Kris Kristofferson Said These Bob Dylan Albums Changed Country Music Forever

Folk and country tend to exist in similar areas of the musical spectrum. Both rely on story-telling, acoustic instrumentation, and Americana imagery of rambling troubadours and blue-collar workers. Bob Dylan has long been a hero of the folk (and later rock ‘n’ roll) scene, but Kris Kristofferson once argued that Dylan did more for country music than most other artists in the mid-to-late 1960s with two releases in particular.

“Our generation owe him our artistic lives, because he opened all the doors in Nashville when he did Blonde on Blonde and Nashville Skyline,” Kristofferson later said, per Rolling Stone. “The country scene was so conservative until he arrived. He brought in a whole new audience. He changed the way people thought about it—even the Grand Ole Opry was never the same again.” And if anyone were to bear witness to the magic Dylan created with these two records, it’d be Kristofferson. After all, he was there to witness it, albeit from the sidelines.

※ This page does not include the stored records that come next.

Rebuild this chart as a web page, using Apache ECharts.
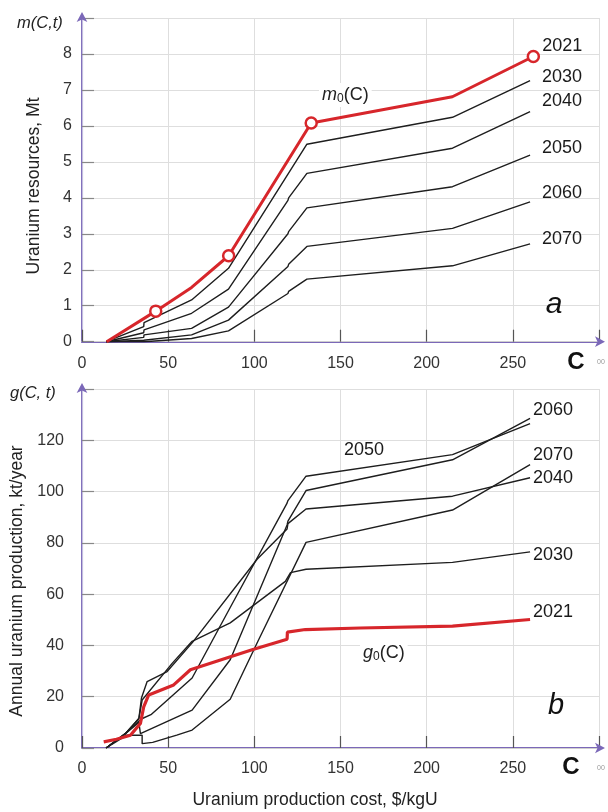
<!DOCTYPE html>
<html><head><meta charset="utf-8">
<script src="https://cdn.jsdelivr.net/npm/echarts@6/dist/echarts.min.js"></script>
<style>html,body{margin:0;padding:0;background:#fff}#c{width:608px;height:812px}</style>
</head><body><div id="c"></div><script>
// ---------- Panel a: uranium resources m(C,t), Mt ----------
const aC_2021 = [14.3, 42.8, 63.6, 85.1, 133, 214.9, 261.9];
const aM_2021 = [0, 0.85, 1.51, 2.39, 6.08, 6.81, 7.93];
const aMarkIdx_2021 = [1, 3, 4, 6];
const aC_2030 = [14, 35.8, 36, 63.6, 85, 130.5, 215, 260];
const aM_2030 = [0, 0.42, 0.53, 1.16, 2.04, 5.49, 6.24, 7.26];
const aC_2040 = [14, 35.8, 36, 63.6, 85, 119.5, 119.9, 130.5, 215, 260];
const aM_2040 = [0, 0.25, 0.33, 0.79, 1.46, 3.93, 4.0, 4.68, 5.38, 6.40];
const aC_2050 = [14, 35.8, 36, 63.6, 85, 119.5, 119.9, 130.5, 215, 260];
const aM_2050 = [0, 0.12, 0.19, 0.37, 0.96, 3.0, 3.06, 3.72, 4.31, 5.19];
const aC_2060 = [14, 35.8, 36, 63.6, 85, 119.5, 119.9, 130.5, 215, 260];
const aM_2060 = [0, 0.04, 0.08, 0.19, 0.60, 2.09, 2.15, 2.65, 3.15, 3.89];
const aC_2070 = [14, 35.8, 36, 63.6, 85, 119.5, 119.9, 130.5, 215, 260];
const aM_2070 = [0, 0, 0.03, 0.09, 0.30, 1.34, 1.40, 1.74, 2.11, 2.72];

// ---------- Panel b: annual uranium production g(C,t), kt/year ----------
const bC_2021 = [12.6, 20, 28.1, 33.9, 35.8, 38.7, 53.2, 62.9, 98.7, 119, 119.2, 129.6, 161.4, 215, 260];
const bG_2021 = [2.4, 3.4, 5, 9.6, 16, 20.7, 24.6, 30.5, 38.3, 42.4, 45.2, 46.2, 46.8, 47.5, 50.1];
const bC_2030 = [14, 25, 33, 34.9, 52.3, 63.9, 86, 118, 121, 130, 215, 260];
const bG_2030 = [0, 5.5, 11.5, 18.7, 33, 41.6, 48.8, 65, 68.4, 69.7, 72.4, 76.5];
const bC_2040 = [14, 25, 33, 34.5, 37.8, 49.4, 63.9, 101.6, 119, 119.5, 130, 215, 260];
const bG_2040 = [0, 5.5, 11.5, 19.5, 25.9, 29.8, 41, 73.6, 85.4, 87.5, 93.2, 98.2, 105.4];
const bC_2050 = [14, 25, 33, 35, 40, 63.9, 86, 119, 119.5, 130, 215, 260];
const bG_2050 = [0, 5.5, 10.5, 11.5, 13, 27.3, 54.8, 95.5, 96.5, 106, 114.4, 126.5];
const bC_2060 = [14, 25, 33, 33.9, 33.9, 63.9, 86, 119, 119.5, 130, 215, 260];
const bG_2060 = [0, 5.5, 10, 10.3, 5.6, 14.8, 34.4, 87, 88.5, 100.4, 112.4, 128.5];
const bC_2070 = [14, 26, 34.9, 34.9, 41, 55, 63.9, 86, 102.5, 130, 215, 260];
const bG_2070 = [0, 5, 5, 1.7, 2.2, 5, 7, 19, 42.2, 80.2, 92.8, 110.5];

// ---------- Axes ----------
const xTicksMax = 300, xInterval = 50;
const aYMax = 9, aYInterval = 1;
const bYMax = 140, bYInterval = 20;

const FONT = '"Liberation Sans", Arial, sans-serif';
const PURPLE = '#7b68b8';
const RED = '#d7262b';
const BLACK = '#1e1e1e';

const zip = (xs, ys) => xs.map((x, i) => [x, ys[i]]);

function blackLine(name, xs, ys, gi, dx, dy, fs) {
  return {
    name, type: 'line', xAxisIndex: gi * 2, yAxisIndex: gi * 2,
    data: zip(xs, ys), symbol: 'none', z: 3,
    lineStyle: { color: BLACK, width: 1.4 },
    endLabel: { show: true, formatter: name, distance: 0, offset: [dx, dy], align: 'left',
      verticalAlign: 'middle', color: '#1a1a1a', fontSize: fs, fontFamily: FONT }
  };
}

function xAxes(gi, margin) {
  return [{
    gridIndex: gi, type: 'value', min: 0, max: xTicksMax, interval: xInterval,
    axisLine: { show: true, onZero: false, symbol: ['none', 'arrow'], symbolSize: [8, 10], symbolOffset: [0, 6],
      lineStyle: { color: PURPLE, width: 2 } },
    axisTick: { show: true, inside: true, length: 12, lineStyle: { color: '#555', width: 1.2 } },
    axisLabel: { formatter: v => (v === xTicksMax ? '' : v), fontSize: 16, color: '#333', margin, fontFamily: FONT },
    splitLine: { show: true, lineStyle: { color: '#dedede', width: 1 } }
  }, {
    gridIndex: gi, type: 'value', position: 'top', min: 0, max: xTicksMax,
    axisLine: { show: true, lineStyle: { color: '#cfcfcf', width: 1.2 } },
    axisTick: { show: false }, axisLabel: { show: false }, splitLine: { show: false }
  }];
}
function yAxes(gi, max, interval, margin) {
  return [{
    gridIndex: gi, type: 'value', min: 0, max, interval,
    axisLine: { show: true, onZero: false, symbol: ['none', 'arrow'], symbolSize: [8, 10], symbolOffset: [0, 6],
      lineStyle: { color: PURPLE, width: 2 } },
    axisTick: { show: true, inside: true, length: 12, lineStyle: { color: '#888', width: 1.2 } },
    axisLabel: { formatter: v => (v === max ? '' : v), fontSize: 16, color: '#333', margin, fontFamily: FONT },
    splitLine: { show: true, lineStyle: { color: '#dedede', width: 1 } }
  }, {
    gridIndex: gi, type: 'value', position: 'right', min: 0, max,
    axisLine: { show: true, lineStyle: { color: '#c4bedf', width: 1.2 } },
    axisTick: { show: false }, axisLabel: { show: false }, splitLine: { show: false }
  }];
}

const txt = (x, y, text, extra) => ({ type: 'text', x, y, z: 50,
  style: Object.assign({ text, fontFamily: FONT, fontSize: 17, fill: '#222', textVerticalAlign: 'middle' }, extra) });

const chart = echarts.init(document.getElementById('c'), null, { renderer: 'canvas' });
chart.setOption({
  animation: false,
  backgroundColor: '#fff',
  grid: [
    { left: 82, right: 9, top: 18, height: 323.7 },
    { left: 82, right: 9, top: 389, height: 359 }
  ],
  xAxis: [...xAxes(0, 14), ...xAxes(1, 13)],
  yAxis: [...yAxes(0, aYMax, aYInterval, 10), ...yAxes(1, bYMax, bYInterval, 18)],
  series: [
    blackLine('2030', aC_2030, aM_2030, 0, 12, -4, 18),
    blackLine('2040', aC_2040, aM_2040, 0, 12, -10, 18),
    blackLine('2050', aC_2050, aM_2050, 0, 12, -7, 18),
    blackLine('2060', aC_2060, aM_2060, 0, 12, -9, 18),
    blackLine('2070', aC_2070, aM_2070, 0, 12, -5, 18),
    {
      name: '2021', type: 'line', xAxisIndex: 0, yAxisIndex: 0, data: zip(aC_2021, aM_2021),
      symbol: 'none', z: 5, lineStyle: { color: RED, width: 3 },
      endLabel: { show: true, formatter: '2021', distance: 0, offset: [9, -10], align: 'left',
        verticalAlign: 'middle', color: '#1a1a1a', fontSize: 18, fontFamily: FONT }
    },
    {
      type: 'scatter', xAxisIndex: 0, yAxisIndex: 0, z: 6,
      data: aMarkIdx_2021.map(i => [aC_2021[i], aM_2021[i]]),
      symbol: 'circle', symbolSize: 11,
      itemStyle: { color: '#fff', borderColor: RED, borderWidth: 2.5, opacity: 1 }
    },
    blackLine('2030', bC_2030, bG_2030, 1, 3, 3, 18),
    blackLine('2040', bC_2040, bG_2040, 1, 3, 0, 18),
    Object.assign(blackLine('2050', bC_2050, bG_2050, 1, 3, 0, 18), { endLabel: { show: false } }),
    blackLine('2060', bC_2060, bG_2060, 1, 3, -8, 18),
    blackLine('2070', bC_2070, bG_2070, 1, 3, -10, 18),
    {
      name: '2021', type: 'line', xAxisIndex: 2, yAxisIndex: 2, data: zip(bC_2021, bG_2021),
      symbol: 'none', z: 5, lineStyle: { color: RED, width: 3.2 },
      endLabel: { show: true, formatter: '2021', distance: 0, offset: [3, -7], align: 'left',
        verticalAlign: 'middle', color: '#1a1a1a', fontSize: 18, fontFamily: FONT }
    }
  ],
  graphic: [
    // axis names
    txt(17, 23, '', { text: '{i|m}(C,{i|t})', rich: { i: { fontStyle: 'italic', fontSize: 16.5, fontFamily: FONT } }, fontSize: 16.5, fontStyle: 'italic' }),
    txt(10, 393, '', { text: '{i|g}(C, {i|t})', rich: { i: { fontStyle: 'italic', fontSize: 16.5, fontFamily: FONT } }, fontSize: 16.5, fontStyle: 'italic' }),
    { type: 'text', x: 34, y: 186, rotation: Math.PI / 2, z: 50,
      style: { text: 'Uranium resources, Mt', fontFamily: FONT, fontSize: 17.5, fill: '#222', textAlign: 'center', textVerticalAlign: 'middle' } },
    { type: 'text', x: 17, y: 581, rotation: Math.PI / 2, z: 50,
      style: { text: 'Annual uranium production, kt/year', fontFamily: FONT, fontSize: 17.5, fill: '#222', textAlign: 'center', textVerticalAlign: 'middle' } },
    txt(315, 800, 'Uranium production cost, $/kgU', { textAlign: 'center', fontSize: 17.5 }),
    // C axis symbol
    txt(576, 362, 'C', { textAlign: 'center', fontSize: 24, fontWeight: 'bold', fill: '#111' }),
    txt(571, 767, 'C', { textAlign: 'center', fontSize: 24, fontWeight: 'bold', fill: '#111' }),
    txt(597, 362, '00', { fontSize: 7, fill: '#999' }),
    txt(597, 768, '00', { fontSize: 7, fill: '#999' }),
    // panel letters
    txt(554, 305, 'a', { textAlign: 'center', fontSize: 30, fontStyle: 'italic', fill: '#111' }),
    txt(556, 706, 'b', { textAlign: 'center', fontSize: 29, fontStyle: 'italic', fill: '#111' }),
    // curve names
    txt(319, 95, '', { text: '{i|m}{s|0}(C)', rich: { i: { fontStyle: 'italic', fontSize: 18, fontFamily: FONT }, s: { fontSize: 12, fontFamily: FONT, padding: [8, 0, 0, 0] } },
      fontSize: 18, backgroundColor: '#fff', padding: [2, 3] }),
    txt(360, 653, '', { text: '{i|g}{s|0}(C)', rich: { i: { fontStyle: 'italic', fontSize: 18, fontFamily: FONT }, s: { fontSize: 12, fontFamily: FONT, padding: [8, 0, 0, 0] } },
      fontSize: 18, backgroundColor: '#fff', padding: [2, 3] }),
    txt(344, 450, '2050', { fontSize: 18, fill: '#1a1a1a' })
  ]
});
</script></body></html>
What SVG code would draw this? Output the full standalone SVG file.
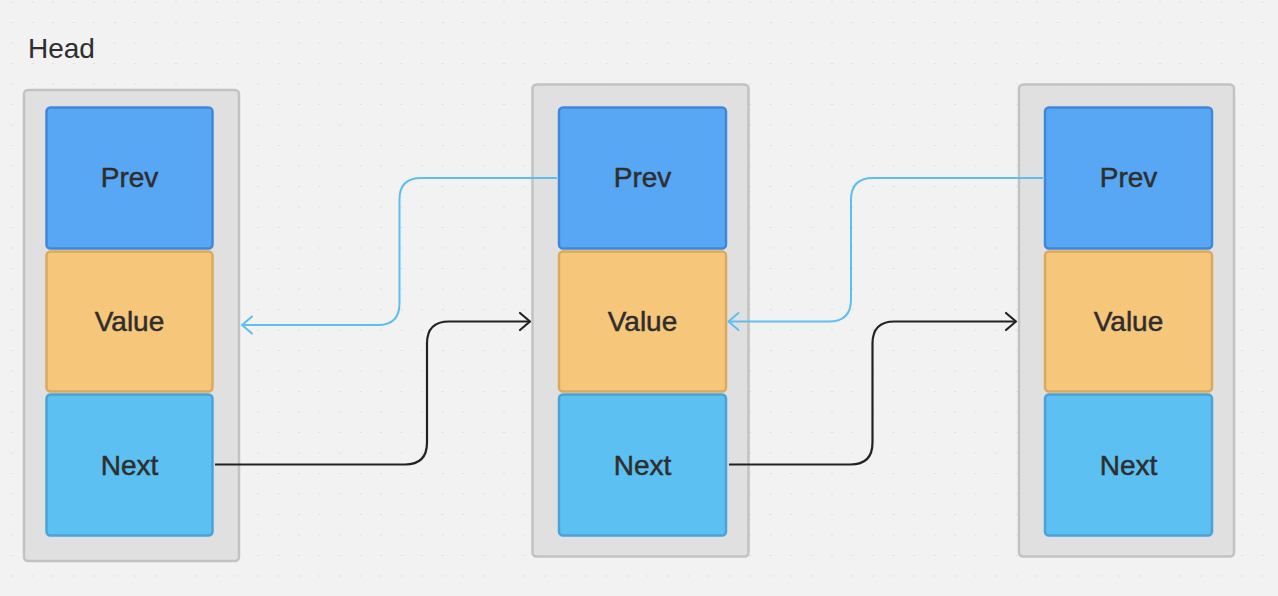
<svg xmlns="http://www.w3.org/2000/svg" width="1278" height="596" viewBox="0 0 1278 596">
<defs>
<pattern id="dots" x="1.5" y="1.5" width="20.5" height="20.5" patternUnits="userSpaceOnUse">
<circle cx="10.5" cy="0" r="1.1" fill="#d9d9d9"/>
</pattern>
<marker id="arrBlue" markerUnits="userSpaceOnUse" markerWidth="24" markerHeight="24" refX="0" refY="0" viewBox="-12 -12 24 24" orient="auto" overflow="visible">
<path d="M-10,-8.5 L0,0 L-10,8.5" fill="none" stroke="#5cbfef" stroke-width="2" stroke-linecap="round" stroke-linejoin="round"/>
</marker>
<marker id="arrBlack" markerUnits="userSpaceOnUse" markerWidth="24" markerHeight="24" refX="0" refY="0" viewBox="-12 -12 24 24" orient="auto" overflow="visible">
<path d="M-10,-8.5 L0,0 L-10,8.5" fill="none" stroke="#222222" stroke-width="2.2" stroke-linecap="round" stroke-linejoin="round"/>
</marker>
</defs>
<style>
.outer{fill:#e0e0e0;stroke:#c2c2c2;stroke-width:2.5}
.prev{fill:#58a7f5;stroke:#3f88d9;stroke-width:2.5}
.value{fill:#f6c77b;stroke:#dba95c;stroke-width:2.5}
.next{fill:#5cc1f2;stroke:#4aa2d6;stroke-width:2.5}
.lbl{font-family:"Liberation Sans",Arial,sans-serif;font-size:28px;fill:#2e2e2e;stroke:#2e2e2e;stroke-width:0.5;text-anchor:middle}
.head{font-family:"Liberation Sans",Arial,sans-serif;font-size:28px;fill:#2e2e2e}
.blue{fill:none;stroke:#5cbfef;stroke-width:2}
.black{fill:none;stroke:#222222;stroke-width:2.2}
</style>
<rect width="1278" height="596" fill="#f2f2f2"/>
<rect width="1278" height="596" fill="url(#dots)"/>
<text class="head" x="28" y="58">Head</text>

<g id="node1">
<rect class="outer" x="24" y="90" width="215" height="471" rx="4"/>
<rect class="prev" x="46.5" y="107.5" width="166" height="141" rx="4"/>
<text class="lbl" x="129.5" y="187">Prev</text>
<rect class="value" x="46.5" y="251.5" width="166" height="140" rx="4"/>
<text class="lbl" x="129.5" y="331">Value</text>
<rect class="next" x="46.5" y="394.5" width="166" height="141" rx="4"/>
<text class="lbl" x="129.5" y="475">Next</text>
</g>

<g id="node2">
<rect class="outer" x="532.5" y="84.5" width="216" height="472" rx="4"/>
<rect class="prev" x="559" y="107.5" width="167" height="141" rx="4"/>
<text class="lbl" x="642.5" y="187">Prev</text>
<rect class="value" x="559" y="251.5" width="167" height="140" rx="4"/>
<text class="lbl" x="642.5" y="331">Value</text>
<rect class="next" x="559" y="394.5" width="167" height="141" rx="4"/>
<text class="lbl" x="642.5" y="475">Next</text>
</g>

<g id="node3">
<rect class="outer" x="1019" y="84.5" width="215" height="472" rx="4"/>
<rect class="prev" x="1045" y="107.5" width="167" height="141" rx="4"/>
<text class="lbl" x="1128.5" y="187">Prev</text>
<rect class="value" x="1045" y="251.5" width="167" height="140" rx="4"/>
<text class="lbl" x="1128.5" y="331">Value</text>
<rect class="next" x="1045" y="394.5" width="167" height="141" rx="4"/>
<text class="lbl" x="1128.5" y="475">Next</text>
</g>

<g id="connectors">
<path class="blue" d="M557,178 L421,178 Q399.5,178 399.5,199.5 L399.5,303.5 Q399.5,325 378,325 L242,325" marker-end="url(#arrBlue)"/>
<path class="black" d="M215,464.5 L405,464.5 Q427,464.5 427,442.5 L427,343.5 Q427,321.5 449,321.5 L530,321.5" marker-end="url(#arrBlack)"/>
<path class="blue" d="M1043,178 L873,178 Q851,178 851,200 L851,299.5 Q851,321.5 829,321.5 L728.5,321.5" marker-end="url(#arrBlue)"/>
<path class="black" d="M729,464.5 L850.5,464.5 Q872.5,464.5 872.5,442.5 L872.5,343.5 Q872.5,321.5 894.5,321.5 L1016,321.5" marker-end="url(#arrBlack)"/>
</g>
</svg>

While Dylan was writing and recording Blonde on Blonde in 1966 and Nashville Skyline in 1969, Kristofferson was making ends meet as an aspiring songwriter by working as a janitor at Columbia Records. Not one to overstep his boundaries as an employee of the iconic record label, Kristofferson didn’t push his luck trying to talk to Dylan while he worked. But he kept a close eye on Dylan just the same.

A Songwriter’s Perspective On A Greater Musical Shift

Kris Kristofferson might have been working as a janitor while Bob Dylan was cutting some of his most iconic albums, but it didn’t take long for Kristofferson to join his musical idol among the ranks of the highly respected and famous. As Kristofferson put it in a later interview, he had been writing songs for a long time before he dove into Dylan’s discography. But after he did, his perspective on music changed forever.

“Dylan opened up all the new doors for a different kind of songwriting than what was going on in the ‘50s and the early ‘60s. All of a sudden, you could write like a poet. You could have strange imagery, personal, private imagery that wasn’t usually found in the old songs by the Clovers and the Coasters,” he said.

“Bob Dylan continued to inspire throughout the five years I was going to school there in Nashville, paying my dues more or less, and trying to figure out how to do what it was I wanted to do, Bob Dylan was the man to continually—every record, we waited for it and find out how he was doing it now,” Kristofferson continued. “He was a bigger influence than anybody.”